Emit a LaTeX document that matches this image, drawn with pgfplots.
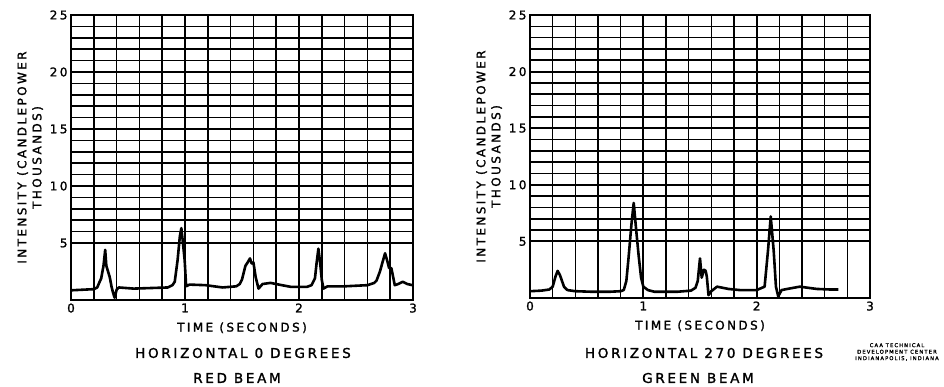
\documentclass[border=0pt]{standalone}
\usepackage{fontspec}
\setmainfont{DejaVu Sans}[LetterSpace=20, FakeBold=1.5]
\usepackage{pgfplots}
\pgfplotsset{compat=1.18}
\pgfplotsset{
  chartstyle/.style={
    anchor=south west, scale only axis,
    xmin=0, xmax=3, ymin=0, ymax=25,
    xtick={0,1,2,3}, minor x tick num=4,
    ytick={5,10,15,20,25}, minor y tick num=4,
    grid=both,
    major grid style={black, line width=2.1pt},
    minor grid style={black, line width=1.6pt},
    axis line style={black, line width=2.2pt},
    major tick length=0pt, minor tick length=0pt,
    /pgf/number format/assume math mode=true,
    tick label style={font=\fontsize{12}{14}\selectfont},
    xlabel={TIME (SECONDS)},
    ylabel={INTENSITY (CANDLEPOWER\\THOUSANDS)},
    ylabel style={align=center, font=\fontsize{12}{15}\selectfont},
    xlabel style={font=\fontsize{12}{14}\selectfont, yshift=-3pt},
  }
}
\begin{document}
\begin{tikzpicture}[x=1pt,y=1pt]
\useasboundingbox (0,0) rectangle (944,387);
\begin{axis}[chartstyle, at={(71pt,87pt)}, width=342pt, height=285pt]
\addplot[black, line width=2.6pt, line join=round] coordinates {
(0.00,0.85) (0.10,0.9) (0.20,0.95) (0.23,1.1) (0.247,1.5) (0.265,1.9) (0.285,3.0) (0.30,4.4)
(0.31,3.0) (0.325,2.5) (0.34,2.0) (0.355,1.2) (0.37,0.6) (0.383,0.2) (0.40,0.9) (0.42,1.1)
(0.55,1.0) (0.70,1.05) (0.85,1.1) (0.89,1.3) (0.91,1.6) (0.935,3.5) (0.955,5.6) (0.968,6.3)
(0.98,5.2) (0.997,3.5) (1.01,1.2) (1.04,1.35) (1.18,1.3) (1.33,1.1) (1.45,1.2) (1.48,1.4)
(1.50,1.8) (1.53,3.0) (1.55,3.3) (1.57,3.65) (1.585,3.2) (1.60,3.3) (1.62,2.0) (1.645,1.0)
(1.68,1.4) (1.75,1.5) (1.85,1.3) (1.93,1.15) (2.07,1.15) (2.11,1.3) (2.14,1.9) (2.155,3.3) (2.17,4.5)
(2.185,3.3) (2.20,1.75) (2.215,1.0) (2.25,1.2) (2.40,1.2) (2.60,1.3) (2.66,1.5) (2.68,1.7)
(2.71,2.5) (2.735,3.4) (2.755,4.1) (2.775,3.4) (2.79,2.8) (2.81,2.8) (2.84,1.3) (2.87,1.4)
(2.91,1.6) (2.95,1.4) (2.995,1.3)
};
\end{axis}
\begin{axis}[chartstyle, at={(530pt,89pt)}, width=340pt, height=283pt]
\addplot[black, line width=2.6pt, line join=round] coordinates {
(0.00,0.6) (0.10,0.65) (0.17,0.75) (0.20,1.0) (0.225,1.9) (0.244,2.4) (0.265,2.0) (0.30,1.0)
(0.33,0.7) (0.40,0.6) (0.55,0.55) (0.70,0.55) (0.80,0.6) (0.827,0.7) (0.85,1.5) (0.87,3.6)
(0.895,6.5) (0.915,8.4) (0.935,6.2) (0.96,3.6) (0.98,1.8) (1.00,1.0) (1.04,0.7) (1.10,0.55)
(1.30,0.55) (1.42,0.65) (1.46,0.9) (1.48,1.5) (1.50,3.5) (1.515,1.8) (1.535,2.5) (1.55,2.4)
(1.56,1.9) (1.575,0.25) (1.60,0.6) (1.65,1.0) (1.75,0.8) (1.85,0.7) (2.00,0.7) (2.07,1.0)
(2.10,4.2) (2.124,7.2) (2.15,4.2) (2.17,1.0) (2.19,0.15) (2.22,0.7) (2.27,0.8) (2.38,1.0)
(2.53,0.8) (2.65,0.75) (2.72,0.75)
};
\end{axis}
\node[font=\fontsize{13.5}{16}\selectfont] at (243,34) {HORIZONTAL 0 DEGREES};
\node[font=\fontsize{13.5}{16}\selectfont] at (237,9) {RED BEAM};
\node[font=\fontsize{13.5}{16}\selectfont] at (704,34) {HORIZONTAL 270 DEGREES};
\node[font=\fontsize{13.5}{16}\selectfont] at (698,9) {GREEN BEAM};
\node[font=\fontsize{5.3}{6.5}\selectfont, align=center, inner sep=0pt] at (897,35) {CAA TECHNICAL\\DEVELOPMENT CENTER\\INDIANAPOLIS, INDIANA};
\end{tikzpicture}
\end{document}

--------------------

- **EXERCISE DETAILS**: Write out the listing word for word, omitting the pictures it holds.

- **ANSWER TO THIS PROBLEM**:
Emit a LaTeX document that matches this image, drawn with pgfplots.
\documentclass[border=0pt]{standalone}
\usepackage{fontspec}
\setmainfont{DejaVu Sans}[LetterSpace=20, FakeBold=1.5]
\usepackage{pgfplots}
\pgfplotsset{compat=1.18}
\pgfplotsset{
  chartstyle/.style={
    anchor=south west, scale only axis,
    xmin=0, xmax=3, ymin=0, ymax=25,
    xtick={0,1,2,3}, minor x tick num=4,
    ytick={5,10,15,20,25}, minor y tick num=4,
    grid=both,
    major grid style={black, line width=2.1pt},
    minor grid style={black, line width=1.6pt},
    axis line style={black, line width=2.2pt},
    major tick length=0pt, minor tick length=0pt,
    /pgf/number format/assume math mode=true,
    tick label style={font=\fontsize{12}{14}\selectfont},
    xlabel={TIME (SECONDS)},
    ylabel={INTENSITY (CANDLEPOWER\\THOUSANDS)},
    ylabel style={align=center, font=\fontsize{12}{15}\selectfont},
    xlabel style={font=\fontsize{12}{14}\selectfont, yshift=-3pt},
  }
}
\begin{document}
\begin{tikzpicture}[x=1pt,y=1pt]
\useasboundingbox (0,0) rectangle (944,387);
\begin{axis}[chartstyle, at={(71pt,87pt)}, width=342pt, height=285pt]
\addplot[black, line width=2.6pt, line join=round] coordinates {
(0.00,0.85) (0.10,0.9) (0.20,0.95) (0.23,1.1) (0.247,1.5) (0.265,1.9) (0.285,3.0) (0.30,4.4)
(0.31,3.0) (0.325,2.5) (0.34,2.0) (0.355,1.2) (0.37,0.6) (0.383,0.2) (0.40,0.9) (0.42,1.1)
(0.55,1.0) (0.70,1.05) (0.85,1.1) (0.89,1.3) (0.91,1.6) (0.935,3.5) (0.955,5.6) (0.968,6.3)
(0.98,5.2) (0.997,3.5) (1.01,1.2) (1.04,1.35) (1.18,1.3) (1.33,1.1) (1.45,1.2) (1.48,1.4)
(1.50,1.8) (1.53,3.0) (1.55,3.3) (1.57,3.65) (1.585,3.2) (1.60,3.3) (1.62,2.0) (1.645,1.0)
(1.68,1.4) (1.75,1.5) (1.85,1.3) (1.93,1.15) (2.07,1.15) (2.11,1.3) (2.14,1.9) (2.155,3.3) (2.17,4.5)
(2.185,3.3) (2.20,1.75) (2.215,1.0) (2.25,1.2) (2.40,1.2) (2.60,1.3) (2.66,1.5) (2.68,1.7)
(2.71,2.5) (2.735,3.4) (2.755,4.1) (2.775,3.4) (2.79,2.8) (2.81,2.8) (2.84,1.3) (2.87,1.4)
(2.91,1.6) (2.95,1.4) (2.995,1.3)
};
\end{axis}
\begin{axis}[chartstyle, at={(530pt,89pt)}, width=340pt, height=283pt]
\addplot[black, line width=2.6pt, line join=round] coordinates {
(0.00,0.6) (0.10,0.65) (0.17,0.75) (0.20,1.0) (0.225,1.9) (0.244,2.4) (0.265,2.0) (0.30,1.0)
(0.33,0.7) (0.40,0.6) (0.55,0.55) (0.70,0.55) (0.80,0.6) (0.827,0.7) (0.85,1.5) (0.87,3.6)
(0.895,6.5) (0.915,8.4) (0.935,6.2) (0.96,3.6) (0.98,1.8) (1.00,1.0) (1.04,0.7) (1.10,0.55)
(1.30,0.55) (1.42,0.65) (1.46,0.9) (1.48,1.5) (1.50,3.5) (1.515,1.8) (1.535,2.5) (1.55,2.4)
(1.56,1.9) (1.575,0.25) (1.60,0.6) (1.65,1.0) (1.75,0.8) (1.85,0.7) (2.00,0.7) (2.07,1.0)
(2.10,4.2) (2.124,7.2) (2.15,4.2) (2.17,1.0) (2.19,0.15) (2.22,0.7) (2.27,0.8) (2.38,1.0)
(2.53,0.8) (2.65,0.75) (2.72,0.75)
};
\end{axis}
\node[font=\fontsize{13.5}{16}\selectfont] at (243,34) {HORIZONTAL 0 DEGREES};
\node[font=\fontsize{13.5}{16}\selectfont] at (237,9) {RED BEAM};
\node[font=\fontsize{13.5}{16}\selectfont] at (704,34) {HORIZONTAL 270 DEGREES};
\node[font=\fontsize{13.5}{16}\selectfont] at (698,9) {GREEN BEAM};
\node[font=\fontsize{5.3}{6.5}\selectfont, align=center, inner sep=0pt] at (897,35) {CAA TECHNICAL\\DEVELOPMENT CENTER\\INDIANAPOLIS, INDIANA};
\end{tikzpicture}
\end{document}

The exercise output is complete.